Education in St. Lucia, a sovereign island country in the eastern Caribbean, seeks to prepare students for exciting futures in higher education and the workforce. Educators at 75 primary schools and 24 secondary schools have worked for decades to mobilize their youth to succeed.
In response to poor performance by students in grades one to five on a Minimum Standards Test in 1998, the nation enacted the Education Act of 1999. Supported by parliament members, teachers, and students alike, the act clearly outlines students’ rights and actively contributes to curriculum development.
Furthermore, the Education Act of 1999 rests on the idea that citizens ought to pursue higher education in order to serve the community. As a result—and although students over 16 years old may opt-out of attending school under the act—upper secondary institutions boast a 97.2 percent enrollment rate.
In addition to the cultural push for students to attend school as a civic responsibility, perhaps the numerous opportunities for tertiary education compel students to further their studies. The University of the West Indies, which offers online degree programs, frequently awards Rhodes scholarships to residents of St. Lucia and other members of the Commonwealth Caribbean. St. Joseph’s Convent, an all-female secondary school in St. Lucia, also offers scholarships to those with creative skills and potential as leaders.
Sixteen-year-old Kurmysha Harris perfectly exemplifies the standards of education in St. Lucia. A fifth-form student at the St. Joseph’s Convent, she became St. Lucia’s youngest published author when she published her first novel, The Lost Sister, in September 2016.

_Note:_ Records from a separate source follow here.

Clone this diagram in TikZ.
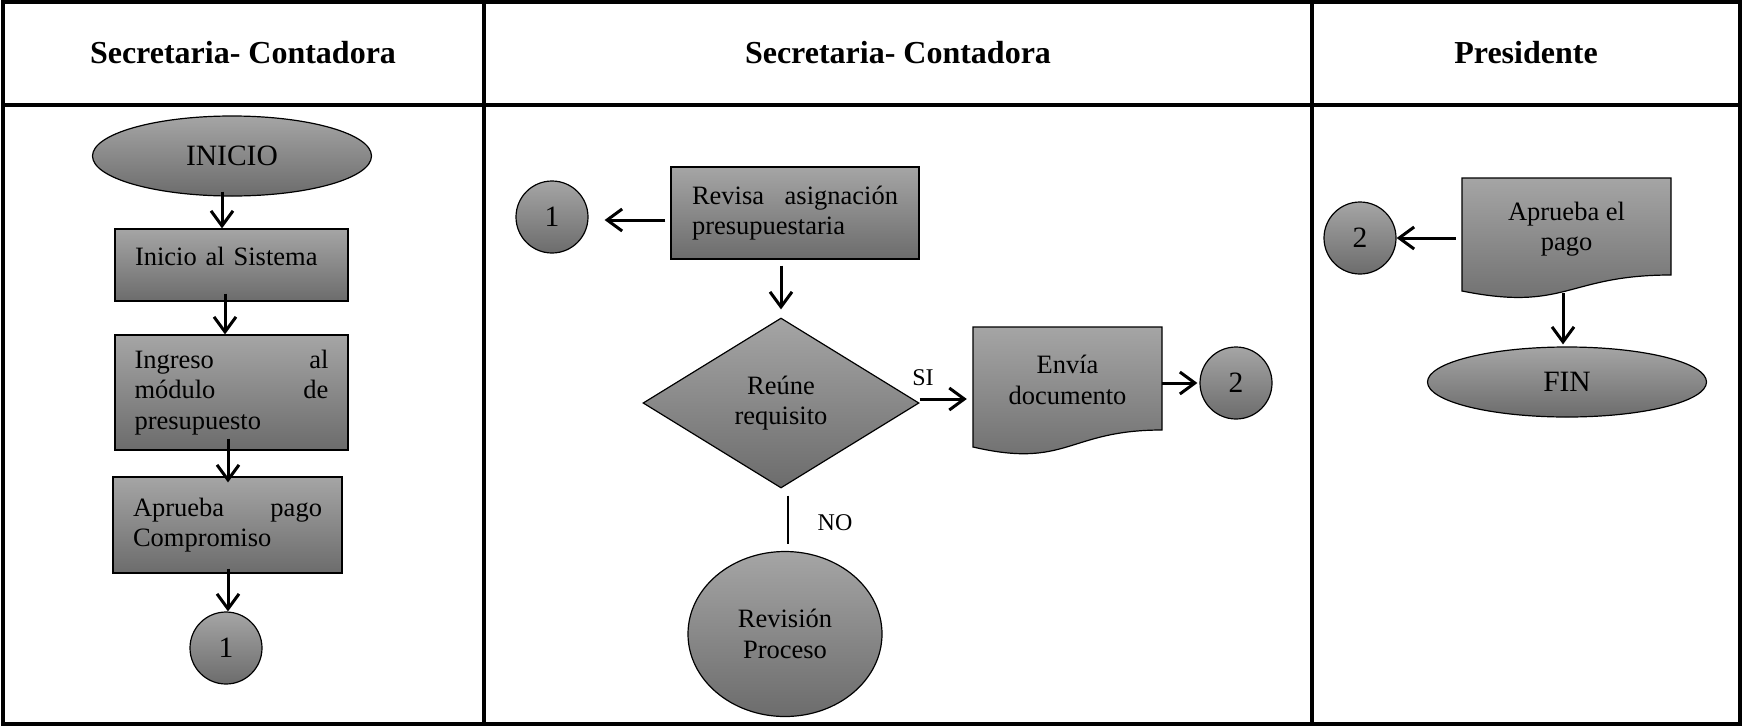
\documentclass[tikz,border=0pt]{standalone}
\usepackage{fontspec}
\setmainfont{Liberation Serif}
\usetikzlibrary{shapes.geometric,arrows.meta}
\definecolor{gtop}{RGB}{165,165,165}
\definecolor{gbot}{RGB}{108,108,108}
\newcommand\bodyfs{\fontsize{26.5}{30.5}\selectfont}
\newcommand\bigfs{\fontsize{29.5}{34}\selectfont}
\newcommand\headfs{\fontsize{32}{38}\selectfont\bfseries}
\newcommand\lblfs{\fontsize{24}{28}\selectfont}
\tikzset{
  tbl/.style={line width=3.5pt},
  fillshade/.style={top color=gtop, bottom color=gbot},
  procbox/.style={draw, line width=1.2pt, fillshade, rectangle, inner ysep=0pt, align=left, font=\bodyfs},
  conn/.style={draw, line width=1.2pt, fillshade, circle, minimum size=72pt, inner sep=0pt, font=\bigfs},
  term/.style={draw, line width=1.2pt, fillshade, ellipse, inner sep=0pt, font=\bigfs},
  docshape/.style={draw, line width=1.2pt, fillshade},
  doctext/.style={rectangle, inner sep=0pt, align=center, font=\bodyfs},
  arr/.style={line width=3pt, -{Straight Barb[length=15pt,width=22pt]}},
  plain/.style={line width=1.3pt},
  lbl/.style={font=\lblfs, inner sep=0pt},
  head/.style={font=\headfs, inner sep=0pt}
}
\begin{document}
\begin{tikzpicture}[x=1pt,y=-1pt]
\useasboundingbox (0,0) rectangle (1742,726);
% table
\draw[tbl] (3,2) rectangle (1740,724);
\draw[tbl] (3,105) -- (1740,105);
\draw[tbl] (484,2) -- (484,724);
\draw[tbl] (1312,2) -- (1312,724);
\node[head] (h1) at (243,53) {Secretaria- Contadora};
\node[head] (h2) at (898,53) {Secretaria- Contadora};
\node[head] (h3) at (1526,53) {Presidente};
% column 1
\node[term, minimum width=279pt, minimum height=80pt] (ini) at (232,156) {INICIO};
\node[procbox, minimum width=233pt, minimum height=72pt, text width=193pt, inner xsep=20pt] (sis) at (231.5,265) {\smash{Inicio al Sistema}};
\node[procbox, minimum width=233pt, minimum height=115pt, text width=194pt, inner xsep=19.5pt] (ing) at (231.5,392.5) {Ingreso\hfill al\\m\'odulo\hfill de\\presupuesto};
\node[procbox, minimum width=229pt, minimum height=96pt, text width=189pt, inner xsep=20pt] (apr) at (227.5,525) {Aprueba\hfill pago\\Compromiso};
\node[conn] (c1a) at (226,648) {1};
\draw[arr] ([xshift=-10pt,yshift=5pt]ini.south) -- ([xshift=-9.5pt]sis.north);
\draw[arr] ([xshift=-6.5pt,yshift=8pt]sis.south) -- ([xshift=-6.5pt]ing.north);
\draw[arr] ([xshift=-3.5pt,yshift=12pt]ing.south) -- ([xshift=0.5pt,yshift=-6pt]apr.north);
\draw[arr] ([xshift=0.5pt,yshift=5pt]apr.south) -- ([xshift=2pt]c1a.north);
% column 2
\node[conn] (c1b) at (552,217) {1};
\node[procbox, minimum width=248pt, minimum height=92pt, text width=206pt, inner xsep=21pt] (revb) at (795,213) {Revisa\hfill asignaci\'on\\presupuestaria};
\node[diamond, draw, line width=1.2pt, fillshade, minimum width=276pt, minimum height=170pt, inner sep=0pt, align=center, font=\bodyfs] (dec) at (781,403) {Re\'une\\requisito};
\path[docshape] (973,327) -- (1162,327) -- (1162,430) .. controls (1067.5,430) and (1067.5,469) .. (973,447) -- cycle;
\node[doctext, minimum width=189pt, minimum height=20pt] (env) at (1067.5,380) {Env\'ia\\documento};
\node[conn] (c2a) at (1236,383) {2};
\node[term, minimum width=194pt, minimum height=165pt, align=center, font=\bodyfs] (revp) at (785,634) {Revisi\'on\\Proceso};
\draw[arr] ([xshift=-5pt,yshift=-7pt]revb.west) -- ([xshift=16pt,yshift=-3pt]c1b.east);
\draw[arr] ([xshift=-14pt,yshift=-6pt]revb.south) -- ([yshift=8pt]dec.north);
\draw[arr] ([yshift=4pt]dec.east) -- ([yshift=-19pt,xshift=-6pt]env.west);
\draw[arr] ([yshift=-3pt]env.east) -- ([xshift=-2pt]c2a.west);
\draw[plain] ([xshift=7pt,yshift=-7pt]dec.south) -- ([xshift=3pt,yshift=7pt]revp.north);
\node[lbl] (si) at (923,378) {SI};
\node[lbl] (no) at (835,523) {NO};
% column 3
\path[docshape] (1462,178) -- (1671,178) -- (1671,275) .. controls (1566.5,275) and (1566.5,312) .. (1462,291) -- cycle;
\node[doctext, minimum width=209pt, minimum height=128pt] (apb) at (1566.5,229) {Aprueba el\\pago};
\node[conn] (c2b) at (1360,238) {2};
\node[term, minimum width=279pt, minimum height=70pt] (fin) at (1567,382) {FIN};
\draw[arr] ([xshift=-6pt,yshift=-9pt]apb.west) -- ([yshift=0pt]c2b.east);
\draw[arr] ([xshift=-3.5pt]apb.south) -- ([xshift=-4pt,yshift=2pt]fin.north);
\end{tikzpicture}
\end{document}
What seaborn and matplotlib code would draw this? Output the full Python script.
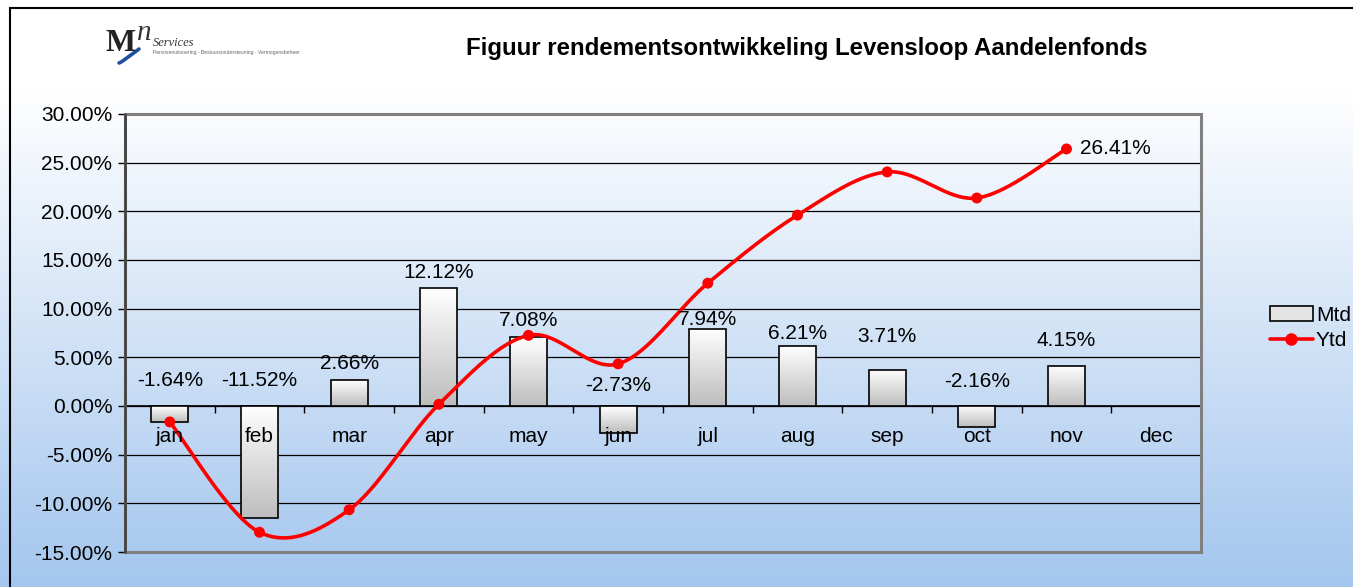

Harris, who has been writing for most of her life, cites her uncle and parents as major contributors to her book. Sister Rufina, the principal at St. Joseph’s Convent, also reached out upon the book’s release to show support on behalf of the school at large. With such an enthusiastic fan base, Harris has sold more than 600 copies of her novel and has started working on another.
Opportunities for teens like Harris continue to open up far and wide in the country. With governmental attention and widespread support from adults, education in St. Lucia has the nation’s youth bound for success.